COLLECTED MATERIAL
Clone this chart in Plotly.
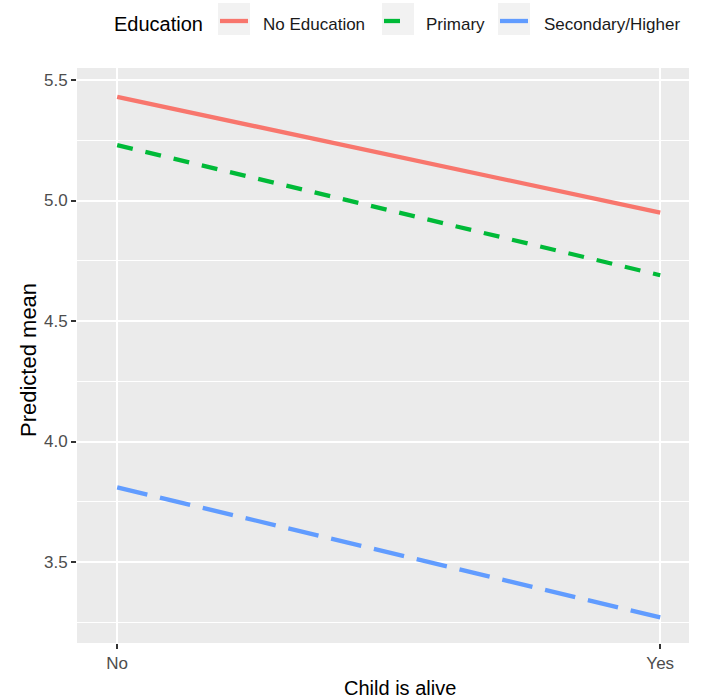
import plotly.graph_objects as go

# Predicted means by education level and child survival status
child_alive = ["No", "Yes"]
education_levels = ["No Education", "Primary", "Secondary/Higher"]
no_education = [5.43, 4.95]
primary = [5.23, 4.69]
secondary_higher = [3.81, 3.27]

y_tick_vals = [3.5, 4.0, 4.5, 5.0, 5.5]
y_tick_text = ["3.5", "4.0", "4.5", "5.0", "5.5"]

series = [no_education, primary, secondary_higher]
colors = ["#F8766D", "#00BA38", "#619CFF"]
dashes = ["solid", "16px,13px", "31px,13px"]

W, H = 703, 700
ML, MR, MT, MB = 77, 14, 68, 57
PW, PH = W - ML - MR, H - MT - MB
FONT = "Liberation Sans, Arial, sans-serif"

x_pos = list(range(1, len(child_alive) + 1))

fig = go.Figure()
for name, vals, col, dash in zip(education_levels, series, colors, dashes):
    fig.add_trace(go.Scatter(
        x=x_pos, y=vals, mode="lines", name=name,
        line=dict(color=col, width=4.3, dash=dash),
        showlegend=False,
    ))


def px_x(p):
    return (p - ML) / PW


def px_y(p):
    return (H - MB - p) / PH


shapes = []
annotations = []

# Legend drawn across the top
annotations.append(dict(
    x=px_x(112), y=px_y(24), xref="paper", yref="paper",
    text="Education", showarrow=False, xanchor="left", yanchor="middle",
    font=dict(family=FONT, size=20, color="#000000"),
))
key_boxes = [(218, 250), (382, 414), (498, 530)]
label_x = [261, 424, 542]
for (x0, x1), lx, name, col, dash in zip(key_boxes, label_x, education_levels, colors, dashes):
    shapes.append(dict(
        type="rect", xref="paper", yref="paper",
        x0=px_x(x0), x1=px_x(x1), y0=px_y(35), y1=px_y(3),
        fillcolor="#F2F2F2", line=dict(width=0), layer="below",
    ))
    shapes.append(dict(
        type="line", xref="paper", yref="paper",
        x0=px_x(x0 + 2), x1=px_x(x1 - 2), y0=px_y(21), y1=px_y(21),
        line=dict(color=col, width=4.3, dash=dash),
    ))
    annotations.append(dict(
        x=px_x(lx), y=px_y(24), xref="paper", yref="paper",
        text=name, showarrow=False, xanchor="left", yanchor="middle",
        font=dict(family=FONT, size=17, color="#1A1A1A"),
    ))

# Axis titles
annotations.append(dict(
    x=px_x(400), y=px_y(688), xref="paper", yref="paper",
    text="Child is alive", showarrow=False, xanchor="center", yanchor="middle",
    font=dict(family=FONT, size=20, color="#000000"),
))
annotations.append(dict(
    x=px_x(28), y=px_y(360), xref="paper", yref="paper",
    text="Predicted mean", showarrow=False, xanchor="center", yanchor="middle",
    textangle=-90,
    font=dict(family=FONT, size=22, color="#000000"),
))

fig.update_layout(
    width=W, height=H,
    margin=dict(l=ML, r=MR, t=MT, b=MB, autoexpand=False),
    paper_bgcolor="white",
    plot_bgcolor="#EBEBEB",
    font=dict(family=FONT),
    shapes=shapes,
    annotations=annotations,
    showlegend=False,
)
fig.update_xaxes(
    range=[0.926, 2.053],
    tickvals=x_pos, ticktext=child_alive,
    showgrid=True, gridcolor="white", gridwidth=2,
    zeroline=False, showline=False,
    ticks="outside", ticklen=5, tickwidth=2, tickcolor="#333333",
    tickfont=dict(family=FONT, size=17, color="#4D4D4D"),
)
fig.update_yaxes(
    range=[3.164, 5.55],
    tickvals=y_tick_vals, ticktext=y_tick_text,
    showgrid=True, gridcolor="white", gridwidth=2,
    minor=dict(dtick=0.25, tick0=3.25, showgrid=True, gridcolor="white", gridwidth=1, ticks=""),
    zeroline=False, showline=False,
    ticks="outside", ticklen=5, tickwidth=2, tickcolor="#333333",
    tickfont=dict(family=FONT, size=17, color="#4D4D4D"),
)

fig.write_html("out.html")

TASK OBJECTIVE
Without including any picture, repeat the data exactly.

EXERCISE RESULT
Clone this chart in Plotly.
import plotly.graph_objects as go

# Predicted means by education level and child survival status
child_alive = ["No", "Yes"]
education_levels = ["No Education", "Primary", "Secondary/Higher"]
no_education = [5.43, 4.95]
primary = [5.23, 4.69]
secondary_higher = [3.81, 3.27]

y_tick_vals = [3.5, 4.0, 4.5, 5.0, 5.5]
y_tick_text = ["3.5", "4.0", "4.5", "5.0", "5.5"]

series = [no_education, primary, secondary_higher]
colors = ["#F8766D", "#00BA38", "#619CFF"]
dashes = ["solid", "16px,13px", "31px,13px"]

W, H = 703, 700
ML, MR, MT, MB = 77, 14, 68, 57
PW, PH = W - ML - MR, H - MT - MB
FONT = "Liberation Sans, Arial, sans-serif"

x_pos = list(range(1, len(child_alive) + 1))

fig = go.Figure()
for name, vals, col, dash in zip(education_levels, series, colors, dashes):
    fig.add_trace(go.Scatter(
        x=x_pos, y=vals, mode="lines", name=name,
        line=dict(color=col, width=4.3, dash=dash),
        showlegend=False,
    ))


def px_x(p):
    return (p - ML) / PW


def px_y(p):
    return (H - MB - p) / PH


shapes = []
annotations = []

# Legend drawn across the top
annotations.append(dict(
    x=px_x(112), y=px_y(24), xref="paper", yref="paper",
    text="Education", showarrow=False, xanchor="left", yanchor="middle",
    font=dict(family=FONT, size=20, color="#000000"),
))
key_boxes = [(218, 250), (382, 414), (498, 530)]
label_x = [261, 424, 542]
for (x0, x1), lx, name, col, dash in zip(key_boxes, label_x, education_levels, colors, dashes):
    shapes.append(dict(
        type="rect", xref="paper", yref="paper",
        x0=px_x(x0), x1=px_x(x1), y0=px_y(35), y1=px_y(3),
        fillcolor="#F2F2F2", line=dict(width=0), layer="below",
    ))
    shapes.append(dict(
        type="line", xref="paper", yref="paper",
        x0=px_x(x0 + 2), x1=px_x(x1 - 2), y0=px_y(21), y1=px_y(21),
        line=dict(color=col, width=4.3, dash=dash),
    ))
    annotations.append(dict(
        x=px_x(lx), y=px_y(24), xref="paper", yref="paper",
        text=name, showarrow=False, xanchor="left", yanchor="middle",
        font=dict(family=FONT, size=17, color="#1A1A1A"),
    ))

# Axis titles
annotations.append(dict(
    x=px_x(400), y=px_y(688), xref="paper", yref="paper",
    text="Child is alive", showarrow=False, xanchor="center", yanchor="middle",
    font=dict(family=FONT, size=20, color="#000000"),
))
annotations.append(dict(
    x=px_x(28), y=px_y(360), xref="paper", yref="paper",
    text="Predicted mean", showarrow=False, xanchor="center", yanchor="middle",
    textangle=-90,
    font=dict(family=FONT, size=22, color="#000000"),
))

fig.update_layout(
    width=W, height=H,
    margin=dict(l=ML, r=MR, t=MT, b=MB, autoexpand=False),
    paper_bgcolor="white",
    plot_bgcolor="#EBEBEB",
    font=dict(family=FONT),
    shapes=shapes,
    annotations=annotations,
    showlegend=False,
)
fig.update_xaxes(
    range=[0.926, 2.053],
    tickvals=x_pos, ticktext=child_alive,
    showgrid=True, gridcolor="white", gridwidth=2,
    zeroline=False, showline=False,
    ticks="outside", ticklen=5, tickwidth=2, tickcolor="#333333",
    tickfont=dict(family=FONT, size=17, color="#4D4D4D"),
)
fig.update_yaxes(
    range=[3.164, 5.55],
    tickvals=y_tick_vals, ticktext=y_tick_text,
    showgrid=True, gridcolor="white", gridwidth=2,
    minor=dict(dtick=0.25, tick0=3.25, showgrid=True, gridcolor="white", gridwidth=1, ticks=""),
    zeroline=False, showline=False,
    ticks="outside", ticklen=5, tickwidth=2, tickcolor="#333333",
    tickfont=dict(family=FONT, size=17, color="#4D4D4D"),
)

fig.write_html("out.html")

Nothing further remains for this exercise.